Collected data:
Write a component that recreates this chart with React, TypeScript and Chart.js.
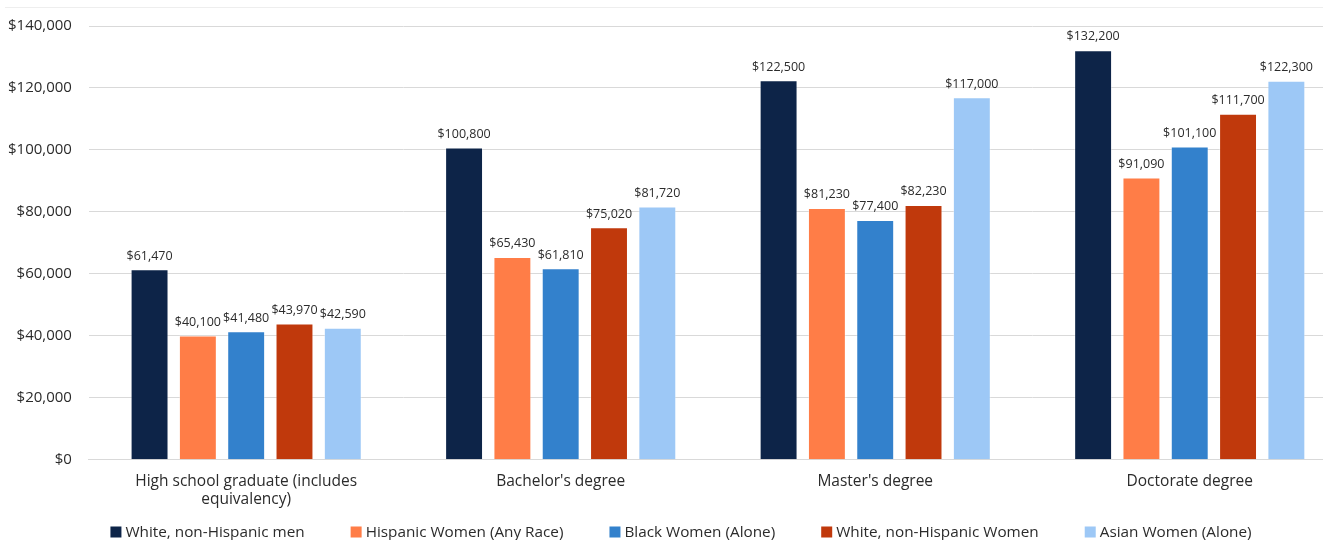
import React, { useEffect, useRef } from "react";
import { Chart, registerables } from "chart.js";

Chart.register(...registerables);

const categories: (string | string[])[] = [
  ["High school graduate (includes", "equivalency)"],
  "Bachelor's degree",
  "Master's degree",
  "Doctorate degree",
];

const seriesNames = [
  "White, non-Hispanic men",
  "Hispanic Women (Any Race)",
  "Black Women (Alone)",
  "White, non-Hispanic Women",
  "Asian Women (Alone)",
];

const whiteMen = [61470, 100800, 122500, 132200];
const hispanicWomen = [40100, 65430, 81230, 91090];
const blackWomen = [41480, 61810, 77400, 101100];
const whiteWomen = [43970, 75020, 82230, 111700];
const asianWomen = [42590, 81720, 117000, 122300];

const seriesValues = [whiteMen, hispanicWomen, blackWomen, whiteWomen, asianWomen];
const seriesColors = ["#0d2448", "#ff7d47", "#3381cc", "#c0390c", "#9dc8f6"];

const yTicks = [0, 20000, 40000, 60000, 80000, 100000, 120000, 140000];

const FONT = '"Open Sans", sans-serif';

const fmt = (v: number) => "$" + v.toLocaleString("en-US");

const labelPlugin = {
  id: "barLabels",
  afterDatasetsDraw(chart: any) {
    const ctx = chart.ctx;
    ctx.save();
    ctx.font = `12.5px ${FONT}`;
    ctx.fillStyle = "#2b2b2b";
    ctx.textAlign = "center";
    ctx.textBaseline = "bottom";
    chart.data.datasets.forEach((ds: any, i: number) => {
      const meta = chart.getDatasetMeta(i);
      meta.data.forEach((bar: any, j: number) => {
        ctx.fillText(fmt(ds.data[j]), bar.x, bar.y - 7);
      });
    });
    ctx.restore();
  },
};

const legendPlugin = {
  id: "customLegend",
  afterDraw(chart: any) {
    const ctx = chart.ctx;
    ctx.save();
    ctx.font = `15.3px ${FONT}`;
    ctx.textBaseline = "middle";
    ctx.textAlign = "left";
    const box = 11;
    const gapBoxText = 4;
    const gapItems = 46;
    const widths = seriesNames.map((n) => box + gapBoxText + ctx.measureText(n).width);
    const total = widths.reduce((a, b) => a + b, 0) + gapItems * (seriesNames.length - 1);
    let x = 690 - total / 2;
    const y = 532;
    seriesNames.forEach((n, i) => {
      ctx.fillStyle = seriesColors[i];
      ctx.fillRect(x, y - box / 2, box, box);
      ctx.fillStyle = "#2b2b2b";
      ctx.fillText(n, x + box + gapBoxText, y + 0.5);
      x += widths[i] + gapItems;
    });
    ctx.restore();
  },
};

export default function App() {
  const ref = useRef<HTMLCanvasElement>(null);
  useEffect(() => {
    if (!ref.current) return;
    const chart = new Chart(ref.current, {
      type: "bar",
      data: {
        labels: categories,
        datasets: seriesNames.map((name, i) => ({
          label: name,
          data: seriesValues[i],
          backgroundColor: seriesColors[i],
          borderColor: "rgba(255,255,255,0.35)",
          borderWidth: 1,
          barPercentage: 0.785,
          categoryPercentage: 0.768,
        })),
      },
      options: {
        animation: false,
        responsive: false,
        maintainAspectRatio: false,
        layout: { padding: { top: 10, right: 3, left: 0, bottom: 27 } },
        plugins: {
          tooltip: { enabled: false },
          legend: { display: false },
        },
        scales: {
          x: {
            grid: { display: false },
            border: { display: true, color: "#d9d9d9" },
            ticks: {
              color: "#2b2b2b",
              font: { family: FONT, size: 15.5, lineHeight: 1.2 },
              maxRotation: 0,
              padding: 4,
            },
          },
          y: {
            min: 0,
            max: 140000,
            afterBuildTicks: (axis: any) => {
              axis.ticks = yTicks.map((v) => ({ value: v }));
            },
            grid: { color: "#d9d9d9", drawTicks: false },
            border: { display: false },
            ticks: {
              color: "#2b2b2b",
              font: { family: FONT, size: 15 },
              padding: 17,
              callback: (v: any) => fmt(Number(v)),
            },
          },
        },
      },
      plugins: [labelPlugin, legendPlugin],
    });
    return () => chart.destroy();
  }, []);

  return (
    <div
      style={{
        position: "fixed",
        left: 0,
        top: 0,
        width: 1323,
        height: 540,
        overflow: "hidden",
        background: "#ffffff",
      }}
    >
      <div
        style={{
          position: "absolute",
          left: 5,
          right: 0,
          top: 7,
          borderTop: "1px solid #eeeeee",
        }}
      />
      <canvas
        ref={ref}
        width={1359}
        height={540}
        style={{ display: "block", position: "absolute", left: -9, top: 0 }}
      />
    </div>
  );
}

Problem description:
Copy out the data above exactly, except the pictures.

Task answer:
Write a component that recreates this chart with React, TypeScript and Chart.js.
import React, { useEffect, useRef } from "react";
import { Chart, registerables } from "chart.js";

Chart.register(...registerables);

const categories: (string | string[])[] = [
  ["High school graduate (includes", "equivalency)"],
  "Bachelor's degree",
  "Master's degree",
  "Doctorate degree",
];

const seriesNames = [
  "White, non-Hispanic men",
  "Hispanic Women (Any Race)",
  "Black Women (Alone)",
  "White, non-Hispanic Women",
  "Asian Women (Alone)",
];

const whiteMen = [61470, 100800, 122500, 132200];
const hispanicWomen = [40100, 65430, 81230, 91090];
const blackWomen = [41480, 61810, 77400, 101100];
const whiteWomen = [43970, 75020, 82230, 111700];
const asianWomen = [42590, 81720, 117000, 122300];

const seriesValues = [whiteMen, hispanicWomen, blackWomen, whiteWomen, asianWomen];
const seriesColors = ["#0d2448", "#ff7d47", "#3381cc", "#c0390c", "#9dc8f6"];

const yTicks = [0, 20000, 40000, 60000, 80000, 100000, 120000, 140000];

const FONT = '"Open Sans", sans-serif';

const fmt = (v: number) => "$" + v.toLocaleString("en-US");

const labelPlugin = {
  id: "barLabels",
  afterDatasetsDraw(chart: any) {
    const ctx = chart.ctx;
    ctx.save();
    ctx.font = `12.5px ${FONT}`;
    ctx.fillStyle = "#2b2b2b";
    ctx.textAlign = "center";
    ctx.textBaseline = "bottom";
    chart.data.datasets.forEach((ds: any, i: number) => {
      const meta = chart.getDatasetMeta(i);
      meta.data.forEach((bar: any, j: number) => {
        ctx.fillText(fmt(ds.data[j]), bar.x, bar.y - 7);
      });
    });
    ctx.restore();
  },
};

const legendPlugin = {
  id: "customLegend",
  afterDraw(chart: any) {
    const ctx = chart.ctx;
    ctx.save();
    ctx.font = `15.3px ${FONT}`;
    ctx.textBaseline = "middle";
    ctx.textAlign = "left";
    const box = 11;
    const gapBoxText = 4;
    const gapItems = 46;
    const widths = seriesNames.map((n) => box + gapBoxText + ctx.measureText(n).width);
    const total = widths.reduce((a, b) => a + b, 0) + gapItems * (seriesNames.length - 1);
    let x = 690 - total / 2;
    const y = 532;
    seriesNames.forEach((n, i) => {
      ctx.fillStyle = seriesColors[i];
      ctx.fillRect(x, y - box / 2, box, box);
      ctx.fillStyle = "#2b2b2b";
      ctx.fillText(n, x + box + gapBoxText, y + 0.5);
      x += widths[i] + gapItems;
    });
    ctx.restore();
  },
};

export default function App() {
  const ref = useRef<HTMLCanvasElement>(null);
  useEffect(() => {
    if (!ref.current) return;
    const chart = new Chart(ref.current, {
      type: "bar",
      data: {
        labels: categories,
        datasets: seriesNames.map((name, i) => ({
          label: name,
          data: seriesValues[i],
          backgroundColor: seriesColors[i],
          borderColor: "rgba(255,255,255,0.35)",
          borderWidth: 1,
          barPercentage: 0.785,
          categoryPercentage: 0.768,
        })),
      },
      options: {
        animation: false,
        responsive: false,
        maintainAspectRatio: false,
        layout: { padding: { top: 10, right: 3, left: 0, bottom: 27 } },
        plugins: {
          tooltip: { enabled: false },
          legend: { display: false },
        },
        scales: {
          x: {
            grid: { display: false },
            border: { display: true, color: "#d9d9d9" },
            ticks: {
              color: "#2b2b2b",
              font: { family: FONT, size: 15.5, lineHeight: 1.2 },
              maxRotation: 0,
              padding: 4,
            },
          },
          y: {
            min: 0,
            max: 140000,
            afterBuildTicks: (axis: any) => {
              axis.ticks = yTicks.map((v) => ({ value: v }));
            },
            grid: { color: "#d9d9d9", drawTicks: false },
            border: { display: false },
            ticks: {
              color: "#2b2b2b",
              font: { family: FONT, size: 15 },
              padding: 17,
              callback: (v: any) => fmt(Number(v)),
            },
          },
        },
      },
      plugins: [labelPlugin, legendPlugin],
    });
    return () => chart.destroy();
  }, []);

  return (
    <div
      style={{
        position: "fixed",
        left: 0,
        top: 0,
        width: 1323,
        height: 540,
        overflow: "hidden",
        background: "#ffffff",
      }}
    >
      <div
        style={{
          position: "absolute",
          left: 5,
          right: 0,
          top: 7,
          borderTop: "1px solid #eeeeee",
        }}
      />
      <canvas
        ref={ref}
        width={1359}
        height={540}
        style={{ display: "block", position: "absolute", left: -9, top: 0 }}
      />
    </div>
  );
}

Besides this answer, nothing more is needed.